START MATERIAL

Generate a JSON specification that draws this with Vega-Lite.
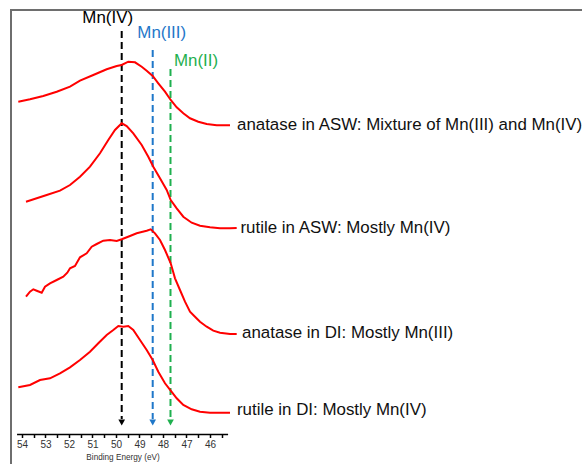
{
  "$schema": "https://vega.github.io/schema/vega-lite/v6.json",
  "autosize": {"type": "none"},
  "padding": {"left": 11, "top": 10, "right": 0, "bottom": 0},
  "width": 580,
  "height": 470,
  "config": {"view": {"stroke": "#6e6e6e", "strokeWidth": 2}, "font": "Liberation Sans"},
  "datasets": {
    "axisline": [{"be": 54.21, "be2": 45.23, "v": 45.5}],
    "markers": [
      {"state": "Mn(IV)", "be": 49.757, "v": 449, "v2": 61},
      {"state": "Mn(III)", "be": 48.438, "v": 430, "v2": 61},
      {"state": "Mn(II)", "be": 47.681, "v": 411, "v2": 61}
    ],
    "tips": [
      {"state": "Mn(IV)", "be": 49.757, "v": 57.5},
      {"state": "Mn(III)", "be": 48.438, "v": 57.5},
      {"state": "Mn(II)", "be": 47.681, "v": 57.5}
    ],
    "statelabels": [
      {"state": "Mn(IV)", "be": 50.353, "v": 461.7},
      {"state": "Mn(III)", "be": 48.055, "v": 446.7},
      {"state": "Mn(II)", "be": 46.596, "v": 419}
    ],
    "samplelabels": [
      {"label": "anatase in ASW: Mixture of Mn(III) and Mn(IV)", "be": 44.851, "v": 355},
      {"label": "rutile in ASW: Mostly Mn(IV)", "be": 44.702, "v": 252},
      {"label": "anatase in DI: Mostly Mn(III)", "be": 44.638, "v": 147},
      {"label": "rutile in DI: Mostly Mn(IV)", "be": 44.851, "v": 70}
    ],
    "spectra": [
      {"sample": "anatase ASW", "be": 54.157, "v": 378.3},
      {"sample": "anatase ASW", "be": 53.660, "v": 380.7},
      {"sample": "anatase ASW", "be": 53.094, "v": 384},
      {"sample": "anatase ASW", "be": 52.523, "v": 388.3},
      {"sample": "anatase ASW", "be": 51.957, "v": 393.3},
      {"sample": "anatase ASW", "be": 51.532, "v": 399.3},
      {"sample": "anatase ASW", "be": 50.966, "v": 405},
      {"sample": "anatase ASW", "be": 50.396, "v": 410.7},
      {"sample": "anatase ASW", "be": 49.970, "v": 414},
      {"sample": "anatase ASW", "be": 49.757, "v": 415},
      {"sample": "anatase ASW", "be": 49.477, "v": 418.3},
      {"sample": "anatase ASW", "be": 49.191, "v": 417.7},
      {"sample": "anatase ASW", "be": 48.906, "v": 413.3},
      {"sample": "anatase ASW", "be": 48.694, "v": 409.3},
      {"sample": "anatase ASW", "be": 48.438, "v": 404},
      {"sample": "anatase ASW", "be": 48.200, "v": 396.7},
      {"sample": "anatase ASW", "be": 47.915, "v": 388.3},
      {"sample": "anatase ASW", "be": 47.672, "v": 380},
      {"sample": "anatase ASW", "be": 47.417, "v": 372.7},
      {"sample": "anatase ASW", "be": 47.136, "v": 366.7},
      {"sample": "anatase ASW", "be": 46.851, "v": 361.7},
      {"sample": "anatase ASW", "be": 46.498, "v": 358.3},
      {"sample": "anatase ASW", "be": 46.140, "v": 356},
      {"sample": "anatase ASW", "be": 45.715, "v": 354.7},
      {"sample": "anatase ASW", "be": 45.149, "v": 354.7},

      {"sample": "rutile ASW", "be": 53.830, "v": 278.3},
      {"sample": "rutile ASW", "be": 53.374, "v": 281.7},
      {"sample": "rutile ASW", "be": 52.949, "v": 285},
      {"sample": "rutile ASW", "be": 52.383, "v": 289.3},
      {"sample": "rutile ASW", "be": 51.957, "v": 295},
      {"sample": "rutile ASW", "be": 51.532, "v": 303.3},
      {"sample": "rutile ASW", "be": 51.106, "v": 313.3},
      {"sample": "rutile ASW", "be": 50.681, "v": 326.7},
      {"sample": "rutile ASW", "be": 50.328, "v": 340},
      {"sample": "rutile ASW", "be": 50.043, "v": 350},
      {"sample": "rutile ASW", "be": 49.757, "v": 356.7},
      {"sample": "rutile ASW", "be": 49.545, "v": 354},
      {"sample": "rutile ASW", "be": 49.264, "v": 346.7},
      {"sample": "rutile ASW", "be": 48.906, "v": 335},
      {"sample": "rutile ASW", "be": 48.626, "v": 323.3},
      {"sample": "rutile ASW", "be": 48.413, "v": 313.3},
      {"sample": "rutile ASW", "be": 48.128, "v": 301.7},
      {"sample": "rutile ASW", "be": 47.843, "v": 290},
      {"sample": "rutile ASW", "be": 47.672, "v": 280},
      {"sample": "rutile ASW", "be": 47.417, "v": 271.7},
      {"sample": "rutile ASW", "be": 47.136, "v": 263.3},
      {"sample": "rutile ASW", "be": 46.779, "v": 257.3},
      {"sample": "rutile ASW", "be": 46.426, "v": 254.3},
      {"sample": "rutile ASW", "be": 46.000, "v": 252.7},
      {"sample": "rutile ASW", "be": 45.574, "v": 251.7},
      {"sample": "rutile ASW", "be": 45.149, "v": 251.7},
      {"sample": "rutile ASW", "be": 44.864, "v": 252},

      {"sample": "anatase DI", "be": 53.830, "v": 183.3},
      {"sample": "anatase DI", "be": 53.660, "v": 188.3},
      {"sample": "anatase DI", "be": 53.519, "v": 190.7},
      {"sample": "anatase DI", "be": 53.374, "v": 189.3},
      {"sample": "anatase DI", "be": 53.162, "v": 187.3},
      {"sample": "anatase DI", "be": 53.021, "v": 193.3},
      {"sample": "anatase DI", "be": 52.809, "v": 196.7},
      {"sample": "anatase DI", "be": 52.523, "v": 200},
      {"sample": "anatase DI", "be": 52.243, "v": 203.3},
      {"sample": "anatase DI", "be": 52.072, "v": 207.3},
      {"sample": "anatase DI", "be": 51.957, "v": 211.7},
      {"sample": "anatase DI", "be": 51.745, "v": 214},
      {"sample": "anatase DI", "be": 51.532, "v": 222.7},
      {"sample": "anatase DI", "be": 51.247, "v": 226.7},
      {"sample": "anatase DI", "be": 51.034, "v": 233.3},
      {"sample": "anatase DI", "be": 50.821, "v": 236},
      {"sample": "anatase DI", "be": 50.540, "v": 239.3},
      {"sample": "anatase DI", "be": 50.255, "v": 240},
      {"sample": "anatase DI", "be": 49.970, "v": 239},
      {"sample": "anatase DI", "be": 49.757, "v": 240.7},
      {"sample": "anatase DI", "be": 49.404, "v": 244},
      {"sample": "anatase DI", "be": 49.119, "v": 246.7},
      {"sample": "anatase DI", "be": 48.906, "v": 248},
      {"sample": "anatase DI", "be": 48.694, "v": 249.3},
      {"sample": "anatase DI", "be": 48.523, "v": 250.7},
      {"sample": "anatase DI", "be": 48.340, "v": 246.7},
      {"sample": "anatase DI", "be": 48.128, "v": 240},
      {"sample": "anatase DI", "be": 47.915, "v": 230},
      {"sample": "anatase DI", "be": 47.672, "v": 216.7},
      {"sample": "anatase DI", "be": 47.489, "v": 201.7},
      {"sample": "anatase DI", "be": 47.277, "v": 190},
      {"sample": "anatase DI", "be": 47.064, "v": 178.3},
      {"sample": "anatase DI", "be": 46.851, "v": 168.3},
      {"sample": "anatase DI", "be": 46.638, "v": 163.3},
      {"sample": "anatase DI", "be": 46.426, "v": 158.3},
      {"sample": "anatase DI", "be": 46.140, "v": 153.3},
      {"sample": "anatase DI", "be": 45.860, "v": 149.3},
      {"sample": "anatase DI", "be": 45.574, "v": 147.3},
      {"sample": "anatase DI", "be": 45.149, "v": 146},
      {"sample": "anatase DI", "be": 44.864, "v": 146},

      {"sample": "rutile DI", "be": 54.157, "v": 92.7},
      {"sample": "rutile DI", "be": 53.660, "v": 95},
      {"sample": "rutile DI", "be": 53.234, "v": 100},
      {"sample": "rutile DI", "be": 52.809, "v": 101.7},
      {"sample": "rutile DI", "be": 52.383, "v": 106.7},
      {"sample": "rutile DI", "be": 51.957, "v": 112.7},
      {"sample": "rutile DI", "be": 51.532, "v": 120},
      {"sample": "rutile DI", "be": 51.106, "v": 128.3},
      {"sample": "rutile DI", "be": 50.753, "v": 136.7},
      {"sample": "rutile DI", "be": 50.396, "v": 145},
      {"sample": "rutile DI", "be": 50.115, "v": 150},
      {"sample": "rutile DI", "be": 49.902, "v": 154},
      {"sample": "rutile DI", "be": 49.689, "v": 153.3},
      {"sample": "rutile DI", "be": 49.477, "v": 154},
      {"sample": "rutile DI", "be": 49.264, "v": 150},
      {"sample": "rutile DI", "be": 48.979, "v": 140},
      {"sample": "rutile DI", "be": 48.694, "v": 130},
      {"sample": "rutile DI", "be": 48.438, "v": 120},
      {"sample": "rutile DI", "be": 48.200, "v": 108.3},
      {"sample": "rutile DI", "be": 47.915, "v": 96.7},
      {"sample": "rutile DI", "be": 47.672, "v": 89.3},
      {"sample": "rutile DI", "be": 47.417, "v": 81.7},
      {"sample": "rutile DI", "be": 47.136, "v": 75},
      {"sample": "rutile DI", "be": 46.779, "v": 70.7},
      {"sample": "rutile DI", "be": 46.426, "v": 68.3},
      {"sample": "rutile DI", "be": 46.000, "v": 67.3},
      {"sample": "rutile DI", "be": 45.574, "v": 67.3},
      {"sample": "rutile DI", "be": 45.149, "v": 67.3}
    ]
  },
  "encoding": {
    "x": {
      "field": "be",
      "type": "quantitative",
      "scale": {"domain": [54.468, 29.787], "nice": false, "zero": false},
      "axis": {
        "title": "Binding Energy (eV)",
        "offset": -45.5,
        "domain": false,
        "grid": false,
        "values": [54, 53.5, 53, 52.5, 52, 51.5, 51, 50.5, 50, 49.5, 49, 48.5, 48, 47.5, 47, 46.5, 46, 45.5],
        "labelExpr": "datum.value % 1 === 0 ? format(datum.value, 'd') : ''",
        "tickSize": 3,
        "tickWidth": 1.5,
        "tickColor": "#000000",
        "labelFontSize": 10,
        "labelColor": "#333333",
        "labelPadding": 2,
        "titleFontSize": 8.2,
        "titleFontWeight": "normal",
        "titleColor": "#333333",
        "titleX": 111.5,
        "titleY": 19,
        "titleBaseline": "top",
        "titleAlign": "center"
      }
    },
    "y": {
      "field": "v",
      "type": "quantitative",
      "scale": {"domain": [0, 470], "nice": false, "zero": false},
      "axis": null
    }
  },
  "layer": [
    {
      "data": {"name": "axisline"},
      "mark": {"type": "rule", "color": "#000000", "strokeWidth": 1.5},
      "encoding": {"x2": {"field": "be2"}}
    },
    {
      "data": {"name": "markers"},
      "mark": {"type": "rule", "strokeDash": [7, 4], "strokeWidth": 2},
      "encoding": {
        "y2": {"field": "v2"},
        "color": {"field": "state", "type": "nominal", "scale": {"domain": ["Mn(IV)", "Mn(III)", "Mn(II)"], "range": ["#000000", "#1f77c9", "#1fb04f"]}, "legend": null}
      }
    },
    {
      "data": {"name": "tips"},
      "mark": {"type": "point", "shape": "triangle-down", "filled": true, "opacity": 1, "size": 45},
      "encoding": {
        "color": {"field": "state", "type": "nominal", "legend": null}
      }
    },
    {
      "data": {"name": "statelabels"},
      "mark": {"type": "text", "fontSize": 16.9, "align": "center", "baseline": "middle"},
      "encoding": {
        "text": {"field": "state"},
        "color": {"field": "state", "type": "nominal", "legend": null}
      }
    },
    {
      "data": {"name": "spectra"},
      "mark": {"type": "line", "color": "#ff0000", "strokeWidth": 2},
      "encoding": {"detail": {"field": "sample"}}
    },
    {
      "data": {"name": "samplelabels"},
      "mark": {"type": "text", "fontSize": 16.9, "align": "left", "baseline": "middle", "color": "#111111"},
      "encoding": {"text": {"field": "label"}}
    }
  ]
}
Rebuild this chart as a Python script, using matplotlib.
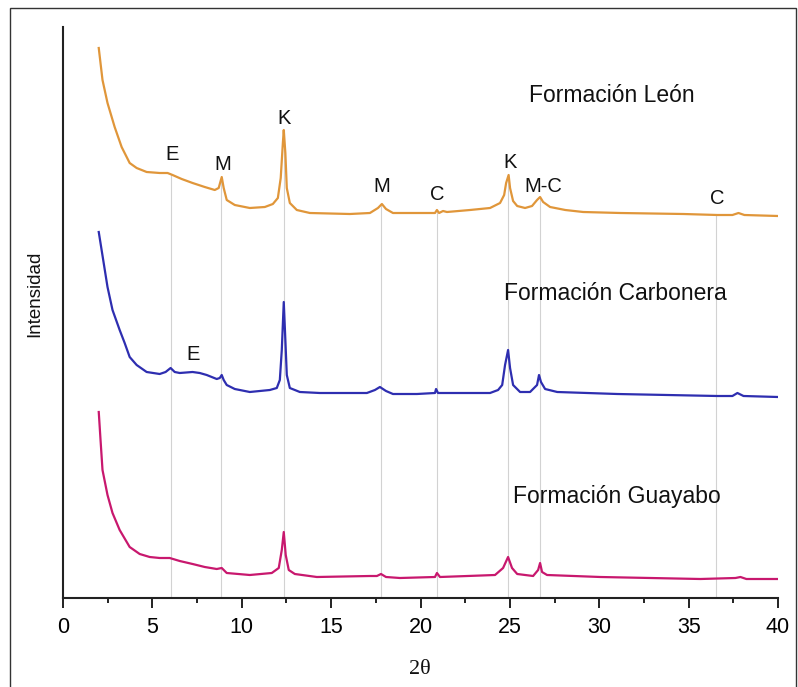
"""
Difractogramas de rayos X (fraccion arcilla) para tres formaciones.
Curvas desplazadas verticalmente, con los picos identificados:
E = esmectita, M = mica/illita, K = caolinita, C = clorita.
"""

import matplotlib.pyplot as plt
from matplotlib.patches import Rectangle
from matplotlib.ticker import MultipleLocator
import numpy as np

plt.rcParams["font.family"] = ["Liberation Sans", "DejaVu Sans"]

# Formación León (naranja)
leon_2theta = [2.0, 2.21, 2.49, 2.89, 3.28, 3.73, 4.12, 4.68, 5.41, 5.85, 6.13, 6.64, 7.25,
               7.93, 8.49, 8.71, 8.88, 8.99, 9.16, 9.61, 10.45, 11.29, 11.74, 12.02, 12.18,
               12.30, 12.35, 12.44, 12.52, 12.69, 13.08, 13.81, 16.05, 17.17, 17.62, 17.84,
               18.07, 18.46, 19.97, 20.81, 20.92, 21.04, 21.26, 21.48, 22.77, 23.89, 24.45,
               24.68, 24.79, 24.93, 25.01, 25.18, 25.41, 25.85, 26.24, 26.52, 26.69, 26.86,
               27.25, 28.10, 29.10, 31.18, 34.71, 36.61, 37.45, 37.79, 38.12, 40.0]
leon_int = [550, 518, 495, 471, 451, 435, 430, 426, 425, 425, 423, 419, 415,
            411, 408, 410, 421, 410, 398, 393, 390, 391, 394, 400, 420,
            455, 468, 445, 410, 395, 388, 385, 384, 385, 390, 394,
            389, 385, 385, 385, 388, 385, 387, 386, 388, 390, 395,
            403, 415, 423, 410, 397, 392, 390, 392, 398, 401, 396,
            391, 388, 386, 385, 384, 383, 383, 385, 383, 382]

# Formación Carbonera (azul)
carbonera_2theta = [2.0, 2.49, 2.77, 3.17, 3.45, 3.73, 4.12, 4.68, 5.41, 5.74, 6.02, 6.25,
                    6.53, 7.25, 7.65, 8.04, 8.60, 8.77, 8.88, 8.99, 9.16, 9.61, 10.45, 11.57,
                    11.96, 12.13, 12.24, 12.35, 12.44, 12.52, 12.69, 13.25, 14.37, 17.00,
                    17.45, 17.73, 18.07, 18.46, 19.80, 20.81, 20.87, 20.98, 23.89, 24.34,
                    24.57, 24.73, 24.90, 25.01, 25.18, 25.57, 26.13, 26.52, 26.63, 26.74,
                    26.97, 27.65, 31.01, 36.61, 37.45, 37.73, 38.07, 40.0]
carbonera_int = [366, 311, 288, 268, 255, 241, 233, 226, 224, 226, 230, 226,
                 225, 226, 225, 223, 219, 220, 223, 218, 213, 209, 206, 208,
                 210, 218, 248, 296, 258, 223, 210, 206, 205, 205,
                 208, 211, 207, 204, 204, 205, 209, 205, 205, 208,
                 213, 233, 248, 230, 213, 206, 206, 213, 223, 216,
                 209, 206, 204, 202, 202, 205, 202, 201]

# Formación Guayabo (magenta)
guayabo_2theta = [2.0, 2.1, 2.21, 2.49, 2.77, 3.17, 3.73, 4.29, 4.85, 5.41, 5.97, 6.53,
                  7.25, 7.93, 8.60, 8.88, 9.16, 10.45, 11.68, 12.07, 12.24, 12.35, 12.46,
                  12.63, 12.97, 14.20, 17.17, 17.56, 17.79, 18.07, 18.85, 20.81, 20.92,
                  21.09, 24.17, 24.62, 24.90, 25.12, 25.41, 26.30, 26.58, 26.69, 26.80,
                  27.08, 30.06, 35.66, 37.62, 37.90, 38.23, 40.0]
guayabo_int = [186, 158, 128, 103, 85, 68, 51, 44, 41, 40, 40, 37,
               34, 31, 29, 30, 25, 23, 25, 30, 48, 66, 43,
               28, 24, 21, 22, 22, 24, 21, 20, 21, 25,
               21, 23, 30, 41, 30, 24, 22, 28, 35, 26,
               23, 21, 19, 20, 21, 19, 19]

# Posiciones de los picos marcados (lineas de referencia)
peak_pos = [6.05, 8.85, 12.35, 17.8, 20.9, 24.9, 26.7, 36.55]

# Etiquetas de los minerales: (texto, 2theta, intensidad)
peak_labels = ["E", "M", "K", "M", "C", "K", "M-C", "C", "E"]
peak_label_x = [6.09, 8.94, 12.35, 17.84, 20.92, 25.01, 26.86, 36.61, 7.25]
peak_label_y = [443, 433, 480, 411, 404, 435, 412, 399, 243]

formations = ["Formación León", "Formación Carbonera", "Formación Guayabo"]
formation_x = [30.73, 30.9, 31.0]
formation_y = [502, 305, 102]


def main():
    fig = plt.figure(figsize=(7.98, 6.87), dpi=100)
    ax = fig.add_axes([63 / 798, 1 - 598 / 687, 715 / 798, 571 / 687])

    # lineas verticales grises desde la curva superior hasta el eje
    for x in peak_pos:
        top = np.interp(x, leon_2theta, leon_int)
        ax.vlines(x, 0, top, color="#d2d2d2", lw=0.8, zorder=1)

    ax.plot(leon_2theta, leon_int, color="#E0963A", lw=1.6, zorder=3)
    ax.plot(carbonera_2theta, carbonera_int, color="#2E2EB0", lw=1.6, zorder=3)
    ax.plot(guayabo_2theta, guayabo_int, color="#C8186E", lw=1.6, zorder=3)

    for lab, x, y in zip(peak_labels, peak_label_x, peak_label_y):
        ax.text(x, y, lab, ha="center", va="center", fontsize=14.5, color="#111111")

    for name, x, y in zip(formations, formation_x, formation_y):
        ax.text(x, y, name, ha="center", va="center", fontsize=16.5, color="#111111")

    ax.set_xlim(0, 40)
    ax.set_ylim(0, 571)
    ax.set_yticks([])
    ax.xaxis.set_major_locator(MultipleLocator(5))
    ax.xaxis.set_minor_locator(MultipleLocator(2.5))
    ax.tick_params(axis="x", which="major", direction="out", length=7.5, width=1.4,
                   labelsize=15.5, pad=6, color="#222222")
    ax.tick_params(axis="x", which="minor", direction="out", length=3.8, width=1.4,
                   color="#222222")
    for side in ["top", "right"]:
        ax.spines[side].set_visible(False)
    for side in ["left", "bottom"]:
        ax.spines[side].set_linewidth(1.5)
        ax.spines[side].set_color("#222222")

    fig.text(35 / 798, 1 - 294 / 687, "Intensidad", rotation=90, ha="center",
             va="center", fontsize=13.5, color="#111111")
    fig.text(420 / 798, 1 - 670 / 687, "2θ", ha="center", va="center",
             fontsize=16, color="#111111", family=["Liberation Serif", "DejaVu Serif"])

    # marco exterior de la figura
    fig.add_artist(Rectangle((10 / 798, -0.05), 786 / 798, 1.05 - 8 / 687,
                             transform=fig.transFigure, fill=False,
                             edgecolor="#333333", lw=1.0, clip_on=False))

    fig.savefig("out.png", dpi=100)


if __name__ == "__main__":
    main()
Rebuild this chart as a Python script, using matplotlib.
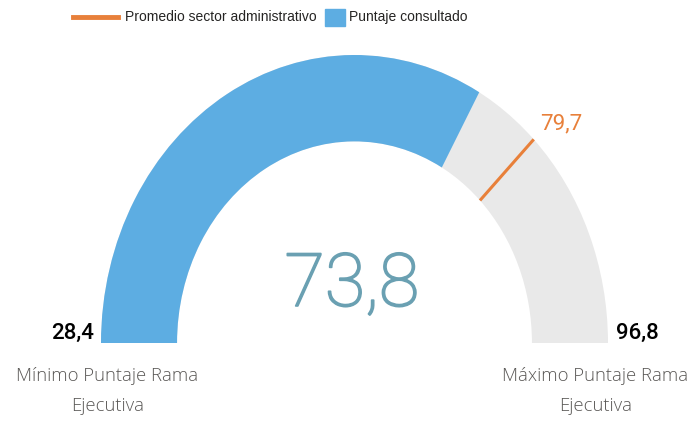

END MATERIAL

Count up every line above that has the word "matplotlib" in it; answer with the number alone.

FINAL RESULT:
5